* Start Data to use *

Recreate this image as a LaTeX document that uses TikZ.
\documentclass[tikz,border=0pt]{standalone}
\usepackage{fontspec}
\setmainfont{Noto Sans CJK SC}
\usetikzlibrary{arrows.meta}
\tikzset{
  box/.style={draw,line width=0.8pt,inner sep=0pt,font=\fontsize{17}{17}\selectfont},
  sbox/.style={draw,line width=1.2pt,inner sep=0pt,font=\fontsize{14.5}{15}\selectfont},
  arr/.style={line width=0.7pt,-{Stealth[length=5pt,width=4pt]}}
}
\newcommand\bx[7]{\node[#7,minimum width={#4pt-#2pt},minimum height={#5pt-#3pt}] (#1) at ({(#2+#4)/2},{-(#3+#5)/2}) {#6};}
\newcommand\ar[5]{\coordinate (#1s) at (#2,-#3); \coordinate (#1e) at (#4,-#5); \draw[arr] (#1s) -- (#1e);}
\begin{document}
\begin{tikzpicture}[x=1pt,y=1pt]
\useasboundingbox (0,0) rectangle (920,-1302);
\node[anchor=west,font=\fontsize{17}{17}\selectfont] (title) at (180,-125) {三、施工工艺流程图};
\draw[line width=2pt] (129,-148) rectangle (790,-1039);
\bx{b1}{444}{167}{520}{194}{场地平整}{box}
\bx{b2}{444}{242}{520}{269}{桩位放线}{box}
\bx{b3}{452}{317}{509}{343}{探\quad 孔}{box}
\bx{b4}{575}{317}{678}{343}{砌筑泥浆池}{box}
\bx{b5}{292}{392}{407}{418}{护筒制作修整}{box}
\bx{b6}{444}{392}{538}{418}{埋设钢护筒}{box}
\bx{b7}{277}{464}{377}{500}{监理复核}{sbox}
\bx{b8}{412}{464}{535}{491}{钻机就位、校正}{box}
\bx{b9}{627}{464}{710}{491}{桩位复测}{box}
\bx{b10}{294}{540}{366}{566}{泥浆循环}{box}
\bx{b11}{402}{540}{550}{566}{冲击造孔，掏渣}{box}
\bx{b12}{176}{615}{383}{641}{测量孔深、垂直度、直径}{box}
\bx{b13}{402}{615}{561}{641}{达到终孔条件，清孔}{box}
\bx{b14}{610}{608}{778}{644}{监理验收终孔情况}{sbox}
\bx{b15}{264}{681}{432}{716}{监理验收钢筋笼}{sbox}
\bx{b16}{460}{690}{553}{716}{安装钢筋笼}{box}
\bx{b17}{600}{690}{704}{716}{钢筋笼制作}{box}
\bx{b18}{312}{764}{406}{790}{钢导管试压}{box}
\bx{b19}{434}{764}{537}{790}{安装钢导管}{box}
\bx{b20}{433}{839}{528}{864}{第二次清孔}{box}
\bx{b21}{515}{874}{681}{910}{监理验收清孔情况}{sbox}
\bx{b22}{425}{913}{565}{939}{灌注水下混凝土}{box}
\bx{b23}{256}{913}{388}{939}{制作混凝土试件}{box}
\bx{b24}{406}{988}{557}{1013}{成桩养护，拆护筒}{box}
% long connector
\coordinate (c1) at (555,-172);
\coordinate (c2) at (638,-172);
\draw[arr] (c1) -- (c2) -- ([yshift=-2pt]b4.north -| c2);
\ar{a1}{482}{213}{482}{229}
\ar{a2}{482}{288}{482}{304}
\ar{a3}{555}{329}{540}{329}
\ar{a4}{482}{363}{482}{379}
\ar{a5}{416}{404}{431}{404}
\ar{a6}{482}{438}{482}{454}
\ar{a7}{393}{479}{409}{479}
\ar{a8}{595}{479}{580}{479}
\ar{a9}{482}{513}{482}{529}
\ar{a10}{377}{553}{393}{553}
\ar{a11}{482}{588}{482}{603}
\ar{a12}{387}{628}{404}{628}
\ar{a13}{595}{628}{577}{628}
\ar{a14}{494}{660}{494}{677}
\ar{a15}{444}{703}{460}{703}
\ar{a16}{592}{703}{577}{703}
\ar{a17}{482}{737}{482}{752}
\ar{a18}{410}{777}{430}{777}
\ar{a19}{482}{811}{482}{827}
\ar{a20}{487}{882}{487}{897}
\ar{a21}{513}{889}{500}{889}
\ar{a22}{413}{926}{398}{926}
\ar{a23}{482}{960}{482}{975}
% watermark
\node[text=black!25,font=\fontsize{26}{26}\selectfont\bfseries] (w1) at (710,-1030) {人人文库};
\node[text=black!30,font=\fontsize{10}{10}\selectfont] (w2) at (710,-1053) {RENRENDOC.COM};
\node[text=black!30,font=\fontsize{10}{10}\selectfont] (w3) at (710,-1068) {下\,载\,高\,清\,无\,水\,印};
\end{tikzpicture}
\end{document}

* End Data to use *
* Start Data to use *

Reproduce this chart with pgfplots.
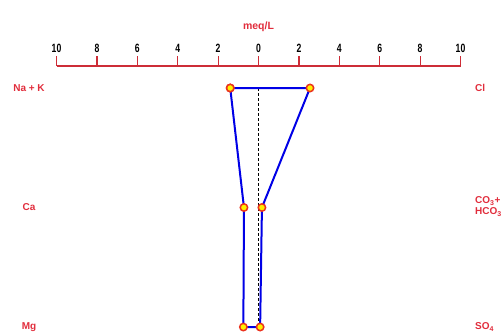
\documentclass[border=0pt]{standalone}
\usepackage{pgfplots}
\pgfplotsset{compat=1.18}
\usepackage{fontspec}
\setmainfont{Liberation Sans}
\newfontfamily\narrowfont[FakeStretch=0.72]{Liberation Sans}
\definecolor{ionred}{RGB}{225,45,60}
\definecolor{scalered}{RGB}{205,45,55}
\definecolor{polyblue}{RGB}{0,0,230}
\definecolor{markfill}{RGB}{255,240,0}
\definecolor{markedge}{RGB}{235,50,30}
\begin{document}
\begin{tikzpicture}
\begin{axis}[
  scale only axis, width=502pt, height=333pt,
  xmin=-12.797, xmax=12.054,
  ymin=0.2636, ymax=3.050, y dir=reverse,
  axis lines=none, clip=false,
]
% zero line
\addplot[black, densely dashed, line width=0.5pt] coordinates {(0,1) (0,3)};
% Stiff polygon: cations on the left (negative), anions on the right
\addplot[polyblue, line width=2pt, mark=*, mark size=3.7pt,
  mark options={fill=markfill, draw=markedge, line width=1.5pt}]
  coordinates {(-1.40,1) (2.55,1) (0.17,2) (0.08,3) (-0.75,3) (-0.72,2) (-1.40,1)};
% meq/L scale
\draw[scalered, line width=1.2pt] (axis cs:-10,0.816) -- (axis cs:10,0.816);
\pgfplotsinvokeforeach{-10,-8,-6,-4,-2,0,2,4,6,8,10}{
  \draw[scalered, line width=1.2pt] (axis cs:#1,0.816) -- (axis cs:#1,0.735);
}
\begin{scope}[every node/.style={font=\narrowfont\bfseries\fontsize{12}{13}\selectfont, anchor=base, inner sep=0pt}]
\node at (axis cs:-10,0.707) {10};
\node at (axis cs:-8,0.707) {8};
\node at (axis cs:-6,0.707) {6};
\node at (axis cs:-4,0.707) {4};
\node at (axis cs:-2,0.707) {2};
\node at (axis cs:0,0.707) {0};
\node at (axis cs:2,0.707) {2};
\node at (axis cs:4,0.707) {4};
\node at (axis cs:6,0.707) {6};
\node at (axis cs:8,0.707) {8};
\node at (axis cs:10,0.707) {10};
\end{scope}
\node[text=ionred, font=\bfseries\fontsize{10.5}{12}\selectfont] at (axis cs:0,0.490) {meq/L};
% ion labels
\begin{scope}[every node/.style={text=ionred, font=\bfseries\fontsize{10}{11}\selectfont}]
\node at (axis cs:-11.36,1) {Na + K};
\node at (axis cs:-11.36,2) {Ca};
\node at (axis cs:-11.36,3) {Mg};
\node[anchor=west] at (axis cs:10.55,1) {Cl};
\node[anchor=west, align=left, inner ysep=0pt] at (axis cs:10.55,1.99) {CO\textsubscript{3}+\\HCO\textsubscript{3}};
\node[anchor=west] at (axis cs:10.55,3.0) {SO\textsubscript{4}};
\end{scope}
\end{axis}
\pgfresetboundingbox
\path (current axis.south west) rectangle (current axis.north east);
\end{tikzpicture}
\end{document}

* End Data to use *

▶ [Written problem]: Look above for every line with the word "this" and copy it.

▶ [Task response]:
Recreate this image as a LaTeX document that uses TikZ.
Reproduce this chart with pgfplots.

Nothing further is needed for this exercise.